LPC 1768 SPI... strange behaviour

Hello I am new to mbed and the LPC1768 and I want to connect a very fast DAC (fclock 50MHz) to the SPI bus of the mbed because I have to transfer as fast as possible wave data (approx. 20kHz @ 128 datapoints).

At first I used the spi function spi.frequency() 2
with which I can set the clock to 48MHz. That works fine, but for a sent byte there is a lost time before (1.0usec) and after (0.9usec) the actual transfer. The byte itself takes 0.2usec. Please see also the scope picture.
1
Herein is Yellow: SPICLK, Purple: MOSI, Blue: Chip select.
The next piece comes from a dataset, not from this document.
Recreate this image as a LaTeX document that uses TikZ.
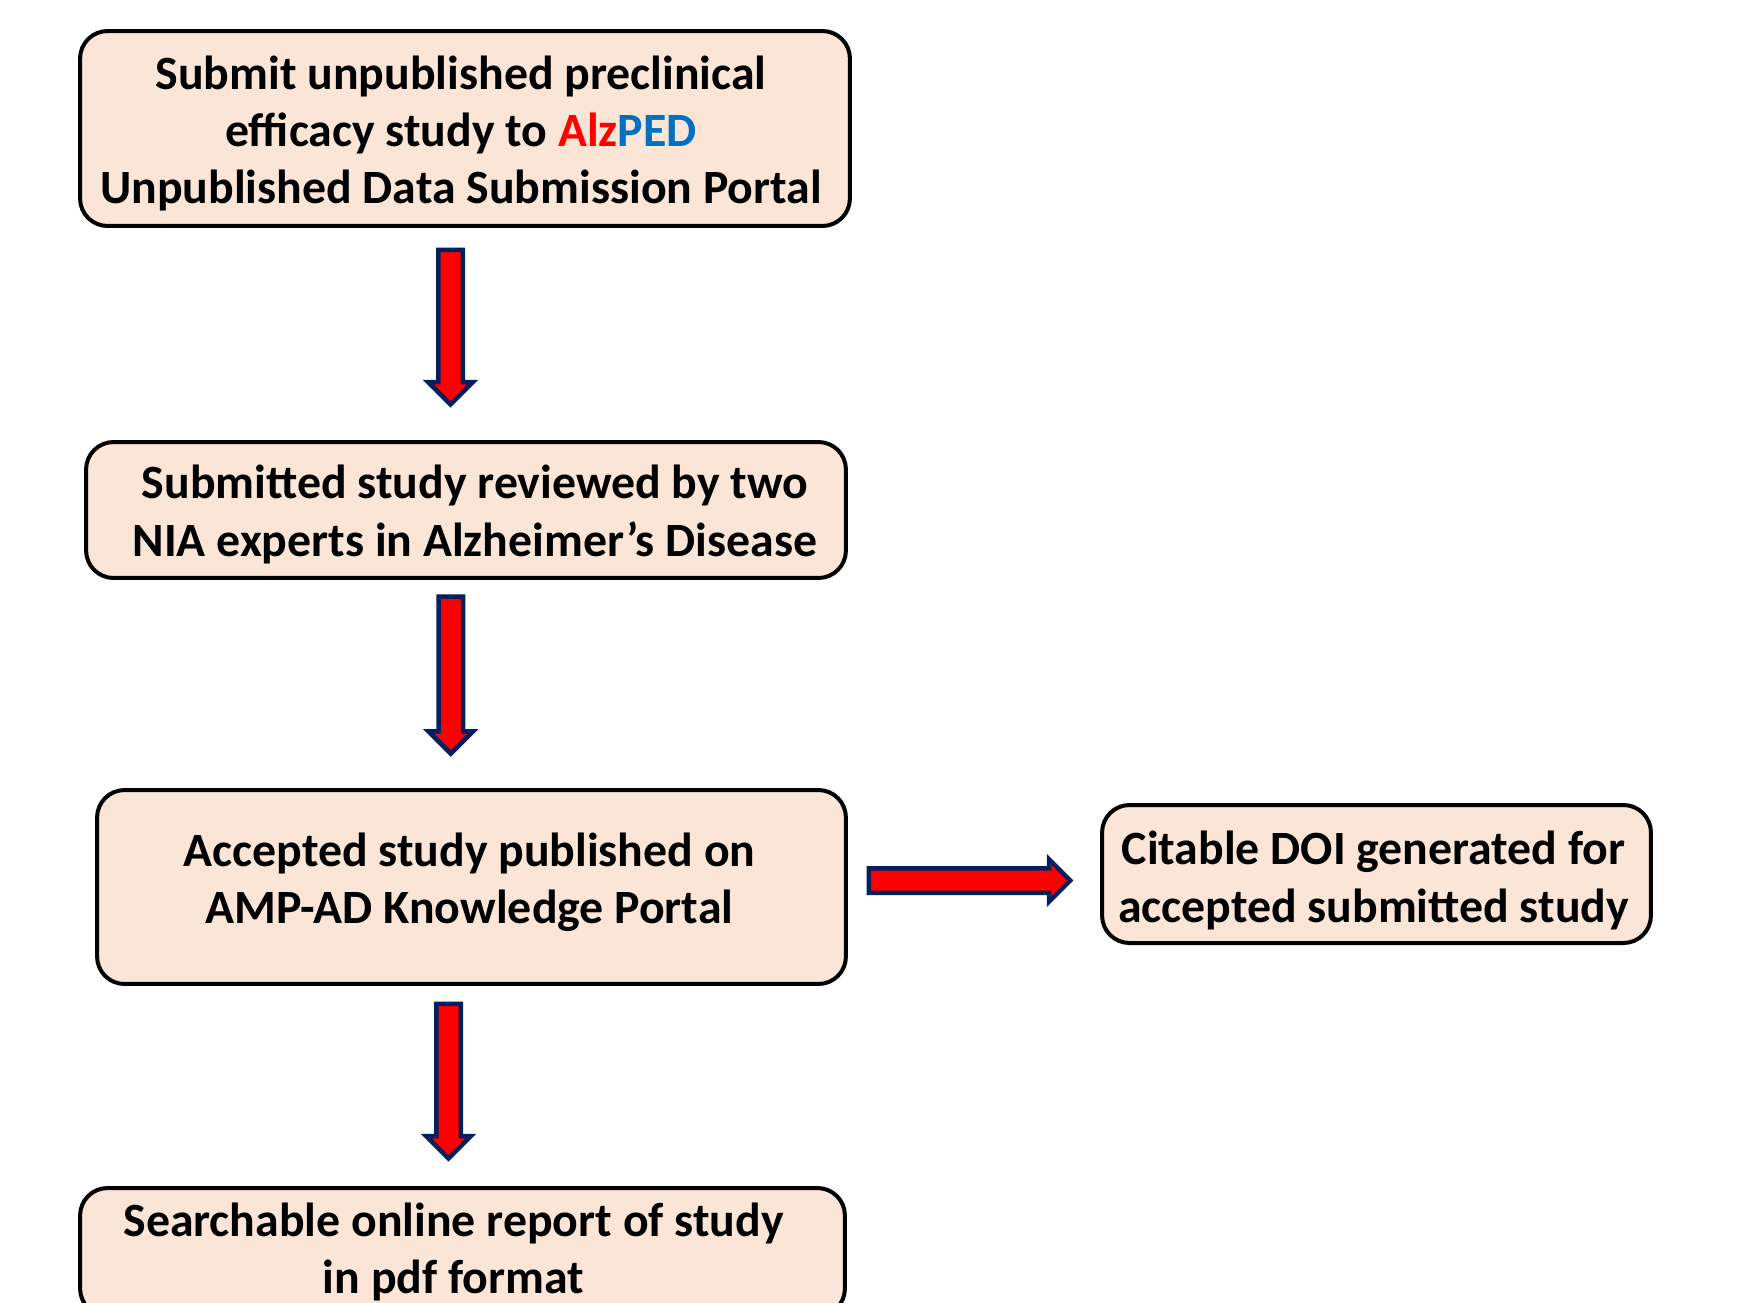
\documentclass[tikz,border=0pt]{standalone}
\usepackage{fontspec}
\setmainfont{Carlito}
\usetikzlibrary{shapes.arrows,calc}
\definecolor{boxfill}{HTML}{FBE5D6}
\definecolor{arrownavy}{HTML}{002060}
\definecolor{alzred}{HTML}{FF0000}
\definecolor{pedblue}{HTML}{0070C0}
\begin{document}
\begin{tikzpicture}[x=0.02cm,y=-0.02cm,
  stepbox/.style={draw,line width=0.08cm,rounded corners=0.55cm,fill=boxfill,inner sep=0pt},
  boxtext/.style={align=center,inner sep=0pt,font=\fontsize{27.2pt}{32.7pt}\selectfont\bfseries},
  fatarrow/.style={single arrow,draw=arrownavy,fill=red,line width=0.09cm,inner xsep=0pt,inner ysep=0.2cm,
    single arrow head extend=0.2cm,single arrow head indent=0pt}]
  \useasboundingbox (0,0) rectangle (1754,1302);
  % the boxes
  \node (submit_box) at (465,128.5) [stepbox,minimum width=15.4cm,minimum height=3.9cm,
    label={[boxtext,name=submit_text,shift={(-0.08cm,-0.1cm)}]center:Submit unpublished preclinical\\efficacy study to \textcolor{alzred}{Alz}\textcolor{pedblue}{PED}\\Unpublished Data Submission Portal}] {};
  \node (review_box) at (466,510) [stepbox,minimum width=15.2cm,minimum height=2.72cm,
    label={[boxtext,name=review_text,shift={(0.18cm,-0.09cm)}]center:Submitted study reviewed by two\\NIA experts in Alzheimer's Disease}] {};
  \node (publish_box) at (471.5,887) [stepbox,minimum width=14.98cm,minimum height=3.88cm,
    label={[boxtext,name=publish_text,shift={(-0.04cm,0.1cm)}]center:Accepted study published on\\AMP-AD Knowledge Portal}] {};
  \node (doi_box) at (1376.5,874) [stepbox,minimum width=10.98cm,minimum height=2.76cm,
    label={[boxtext,name=doi_text,shift={(-0.06cm,-0.13cm)}]center:Citable DOI generated for\\accepted submitted study}] {};
  \node (report_box) at (462.5,1252) [stepbox,minimum width=15.3cm,minimum height=2.56cm,
    label={[boxtext,name=report_text,shift={(-0.18cm,0cm)}]center:Searchable online report of study\\in pdf format}] {};
  % the arrows
  \node (submit_arrow) at ($(submit_box.south)!0.5!(review_box.north)+(-15,-13)$) [fatarrow,rotate=-90,minimum height=3.09cm] {};
  \node (review_arrow) at ($(review_box.south)!0.5!(publish_box.north)+(-18,-15)$) [fatarrow,rotate=-90,minimum height=3.14cm] {};
  \node (publish_arrow) at ($(publish_box.south)!0.5!(report_box.north)+(-18.5,-11)$) [fatarrow,rotate=-90,minimum height=3.09cm] {};
  \node (doi_arrow) at ($(publish_box.east)!0.5!(doi_box.west)+(-10.6,0)$) [fatarrow,single arrow head extend=0.18cm,minimum height=4.03cm] {};
\end{tikzpicture}
\end{document}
Sending the byte (the letter ‘A’ not buff from the listing ) costs a total of 2.1usec while the byte itself takes only 0.2usec!
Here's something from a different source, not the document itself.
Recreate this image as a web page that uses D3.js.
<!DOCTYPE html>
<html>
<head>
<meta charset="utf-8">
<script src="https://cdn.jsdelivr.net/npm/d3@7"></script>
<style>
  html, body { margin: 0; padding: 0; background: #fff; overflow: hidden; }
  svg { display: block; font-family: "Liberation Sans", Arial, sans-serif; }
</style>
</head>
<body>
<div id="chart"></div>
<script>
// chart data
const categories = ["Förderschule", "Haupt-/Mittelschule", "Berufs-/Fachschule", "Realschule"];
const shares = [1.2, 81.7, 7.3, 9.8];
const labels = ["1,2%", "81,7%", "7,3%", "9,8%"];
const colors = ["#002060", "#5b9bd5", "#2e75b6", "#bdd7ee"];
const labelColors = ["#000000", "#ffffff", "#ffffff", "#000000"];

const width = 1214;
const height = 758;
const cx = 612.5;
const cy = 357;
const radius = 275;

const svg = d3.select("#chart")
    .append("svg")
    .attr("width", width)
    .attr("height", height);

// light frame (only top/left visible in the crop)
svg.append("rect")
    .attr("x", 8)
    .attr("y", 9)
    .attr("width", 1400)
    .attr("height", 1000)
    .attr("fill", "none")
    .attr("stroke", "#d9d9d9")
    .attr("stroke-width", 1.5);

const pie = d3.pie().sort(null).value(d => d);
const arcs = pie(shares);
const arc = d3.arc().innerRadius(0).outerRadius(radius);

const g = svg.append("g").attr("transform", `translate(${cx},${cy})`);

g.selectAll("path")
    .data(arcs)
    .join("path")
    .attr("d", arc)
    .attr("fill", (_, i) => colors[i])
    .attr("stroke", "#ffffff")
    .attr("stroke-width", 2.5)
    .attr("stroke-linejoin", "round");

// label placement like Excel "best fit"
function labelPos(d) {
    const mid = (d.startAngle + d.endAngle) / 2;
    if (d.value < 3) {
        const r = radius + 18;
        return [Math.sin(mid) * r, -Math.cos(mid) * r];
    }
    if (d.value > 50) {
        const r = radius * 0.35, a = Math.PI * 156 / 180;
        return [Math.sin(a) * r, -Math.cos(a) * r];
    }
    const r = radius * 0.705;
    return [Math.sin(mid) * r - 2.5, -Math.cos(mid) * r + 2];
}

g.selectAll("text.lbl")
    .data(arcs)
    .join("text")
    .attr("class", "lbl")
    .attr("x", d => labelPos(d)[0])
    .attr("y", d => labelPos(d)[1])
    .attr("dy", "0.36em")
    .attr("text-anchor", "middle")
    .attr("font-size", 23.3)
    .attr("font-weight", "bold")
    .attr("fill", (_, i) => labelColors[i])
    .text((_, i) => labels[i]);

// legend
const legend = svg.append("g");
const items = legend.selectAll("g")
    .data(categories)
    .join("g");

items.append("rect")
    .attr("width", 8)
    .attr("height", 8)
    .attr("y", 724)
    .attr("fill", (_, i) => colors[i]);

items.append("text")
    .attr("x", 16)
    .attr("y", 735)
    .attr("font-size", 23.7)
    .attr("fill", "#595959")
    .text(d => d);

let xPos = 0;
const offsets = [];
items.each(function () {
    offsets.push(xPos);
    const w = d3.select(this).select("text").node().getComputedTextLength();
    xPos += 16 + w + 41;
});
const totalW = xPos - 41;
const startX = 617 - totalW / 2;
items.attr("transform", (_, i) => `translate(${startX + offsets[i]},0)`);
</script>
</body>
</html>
To avoid this 1.9 usec ‘overhead’ I then switched to controlling SPI via registers. 4
Now the transfer takes only 1usec per byte (0xD2 not 0x5A from the listing) at a clock of 12MHz and with virtually no time before and after the actual transfer. See the scope picture.3
I know that the maximum SPICLK is CCLK / 8 so indeed 96/8 = 12MHz but why can I set 48MHz when using the spi.frequency () function?
And also: why does using spi.write () have such huge overhead?